▶ Given exercise
Starting at the first line of the listing below, retype each line up to and including the one that contains "var y = chart.scales.y;". Leave pictures out.

--- Start of Data extract ---

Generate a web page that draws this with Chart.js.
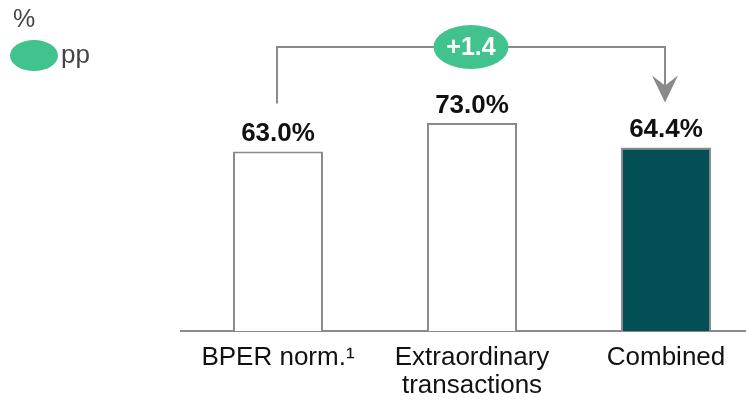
<!DOCTYPE html>
<html>
<head>
<meta charset="utf-8">
<script src="https://cdn.jsdelivr.net/npm/chart.js@4/dist/chart.umd.min.js"></script>
<style>
  html, body { margin: 0; padding: 0; background: #fff; overflow: hidden; }
  #wrap { width: 770px; height: 401px; }
</style>
</head>
<body>
<div id="wrap"><canvas id="c" width="770" height="401"></canvas></div>
<script>
// cost/income ratio, %
var categories = [['BPER norm.\u00b9'], ['Extraordinary', 'transactions'], ['Combined']];
var values = [63.0, 73.0, 64.4];
var fills = ['#ffffff', '#ffffff', '#034f56'];
var deltaLabel = '+1.4';
var unitLabel = '%';
var deltaUnit = 'pp';

var GREEN = '#41c38e';
var GREY = '#8a8a8a';
var FONT = '"Liberation Sans", Arial, sans-serif';

function fmtPct(v) { return v.toFixed(1) + '%'; }

// labels on top of bars, the bracket + pill between first and last bar, legend in the corner
var overlay = {
  id: 'overlay',
  afterDatasetsDraw: function (chart) {
    var ctx = chart.ctx;
    var meta = chart.getDatasetMeta(0);
    var y = chart.scales.y;

    ctx.save();
    ctx.fillStyle = '#111';
    ctx.font = 'bold 26px ' + FONT;
    ctx.textAlign = 'center';
    ctx.textBaseline = 'alphabetic';
    meta.data.forEach(function (bar, i) {
      ctx.fillText(fmtPct(values[i]), bar.x, bar.y - 10);
    });

    // bracket
    var first = meta.data[0], last = meta.data[meta.data.length - 1];
    var xa = first.x - 1, xb = last.x - 1;
    var top = y.getPixelForValue(100) + 1;
    var ya = first.y - 48;
    var tip = last.y - 45;
    ctx.strokeStyle = GREY;
    ctx.lineWidth = 2;
    ctx.beginPath();
    ctx.moveTo(xa, ya);
    ctx.lineTo(xa, top);
    ctx.lineTo(xb, top);
    ctx.lineTo(xb, tip - 12);
    ctx.stroke();
    ctx.fillStyle = GREY;
    ctx.beginPath();
    ctx.moveTo(xb, tip);
    ctx.lineTo(xb - 13, tip - 27);
    ctx.lineTo(xb, tip - 17);
    ctx.lineTo(xb + 13, tip - 27);
    ctx.closePath();
    ctx.fill();

    // delta pill
    var mid = meta.data[1].x - 1;
    ctx.fillStyle = GREEN;
    ctx.beginPath();
    ctx.ellipse(mid, top, 37.5, 22, 0, 0, Math.PI * 2);
    ctx.fill();
    ctx.fillStyle = '#fff';
    ctx.font = 'bold 25px ' + FONT;
    ctx.textBaseline = 'middle';
    ctx.fillText(deltaLabel, mid, top + 1);

    // legend
    ctx.textAlign = 'left';
    ctx.fillStyle = '#444';
    ctx.font = '25px ' + FONT;
    ctx.fillText(unitLabel, 13, 20);
    ctx.fillStyle = GREEN;
    ctx.beginPath();
    ctx.ellipse(34, 55.5, 24, 15.5, 0, 0, Math.PI * 2);
    ctx.fill();
    ctx.fillStyle = '#444';
    ctx.font = '26px ' + FONT;
    ctx.fillText(deltaUnit, 61, 56);
    ctx.restore();
  }
};

new Chart(document.getElementById('c'), {
  type: 'bar',
  data: {
    labels: categories,
    datasets: [{
      data: values,
      backgroundColor: fills,
      borderColor: GREY,
      borderWidth: 2,
      borderSkipped: 'bottom',
      barPercentage: 0.464,
      categoryPercentage: 1
    }]
  },
  options: {
    responsive: false,
    devicePixelRatio: 1,
    animation: false,
    layout: { padding: { left: 181, right: 7, top: 46, bottom: 0 } },
    plugins: { legend: { display: false }, tooltip: { enabled: false } },
    scales: {
      x: {
        grid: { display: false, drawTicks: false },
        border: { display: true, color: GREY, width: 2 },
        ticks: {
          color: '#111',
          padding: 13,
          font: { family: FONT, size: 26, lineHeight: 1.08 },
          maxRotation: 0,
          autoSkip: false
        },
        afterFit: function (s) { s.height = 70; }
      },
      y: {
        display: false,
        min: 0,
        max: 100
      }
    }
  },
  plugins: [overlay]
});
</script>
</body>
</html>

--- End of Data extract ---

▶ Solution for this exercise
Generate a web page that draws this with Chart.js.
<!DOCTYPE html>
<html>
<head>
<meta charset="utf-8">
<script src="https://cdn.jsdelivr.net/npm/chart.js@4/dist/chart.umd.min.js"></script>
<style>
  html, body { margin: 0; padding: 0; background: #fff; overflow: hidden; }
  #wrap { width: 770px; height: 401px; }
</style>
</head>
<body>
<div id="wrap"><canvas id="c" width="770" height="401"></canvas></div>
<script>
// cost/income ratio, %
var categories = [['BPER norm.\u00b9'], ['Extraordinary', 'transactions'], ['Combined']];
var values = [63.0, 73.0, 64.4];
var fills = ['#ffffff', '#ffffff', '#034f56'];
var deltaLabel = '+1.4';
var unitLabel = '%';
var deltaUnit = 'pp';

var GREEN = '#41c38e';
var GREY = '#8a8a8a';
var FONT = '"Liberation Sans", Arial, sans-serif';

function fmtPct(v) { return v.toFixed(1) + '%'; }

// labels on top of bars, the bracket + pill between first and last bar, legend in the corner
var overlay = {
  id: 'overlay',
  afterDatasetsDraw: function (chart) {
    var ctx = chart.ctx;
    var meta = chart.getDatasetMeta(0);
    var y = chart.scales.y;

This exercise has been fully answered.